Adieu, mon excellent Jules, mon bien cher ami. Pardon de vous envoyer ainsi coup sur coup des vers et de la prose. Je voudrais bien être à même de ne rien vous envoyer, je vous embrasserais bien tendrement.

Victor.


Au général Hugo.
Paris, 26 juillet.
Mon cher papa,

Ta lettre a comblé ma joie et ma reconnaissance. Je n’attendais pas moins de mon bon et tendre père. Je sors de chez M. de Lourdoueix ; il doit sous très peu de jours me fixer un terme précis ; alors je montrerai ta lettre à M. et Mme Foucher[1] Ainsi je te devrai tout, vie, bonheur, tout ! Quelle gratitude n’es-tu pas en droit d’attendre de moi, toi, mon père, qui as comblé le vide immense laissé dans mon cœur par la perte de ma bien-aimée mère !

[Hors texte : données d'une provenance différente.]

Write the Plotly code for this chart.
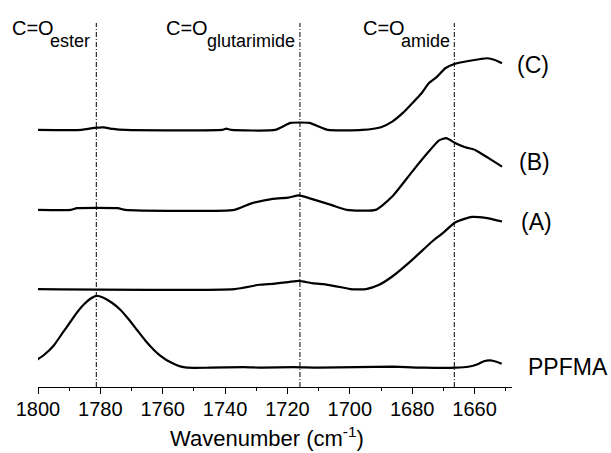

Je doute, pour ce qui concerne la pension que je viens d’obtenir de la maison du roi, qu’on me rappelle le trimestre de juillet ; alors elle ne

  1. À sa réponse à la lettre de son fils (18 juillet), le général avait joint la demande officielle adressée à M. et Mme Foucher ; il en avait laissé la date en blanc, afin, disait-il à Victor, « de te laisser maître d’attendre la nouvelle faveur que l’on te promet ». (22 juillet.) Voici un extrait de la demande en mariage :
    « ... L’état dans lequel j’ai parcouru ma longue carrière ne m’a pas permis autant qu’à vous de connaître bien mes enfants et leurs qualités. Je connais à Victor une sensibilité exquise, un excellent cœur, et tout me porte à croire que ses autres qualités morales répondent à celles-là. C’est ce cœur, ce sont ces qualités que j’ose mettre aux pieds de votre aimable fille. Victor me charge de vous demander la main de cette jeune personne dont il prétend faire le bonheur et dont il attend le sien... Déjà, pour aplanir les premières difficultés, il s’est avec une distinction rare ouvert seul une carrière brillante, il s’est en quelque sorte doté pour offrir à mademoiselle votre fille un état convenable, des espérances et un avenir, vous connaissez ce qu’il est et ce qu’il a. Si des temps plus heureux permettaient l’accomplissement du traité de mai 1814, si la commission mixte des séquestres et indemnités donnait enfin des conclusions que le gouvernement adoptât, Victor recevrait de son père les moyens de monter modestement sa maison…
    « Aussitôt que j’aurai reçu votre réponse, si elle est telle que je me plais à l’espérer, j’adresserai à Victor le consentement voulu par l’article 76 du Code Civil. » (Mme Victor Hugo. Victor Hugo raconté par un témoin de sa vie.)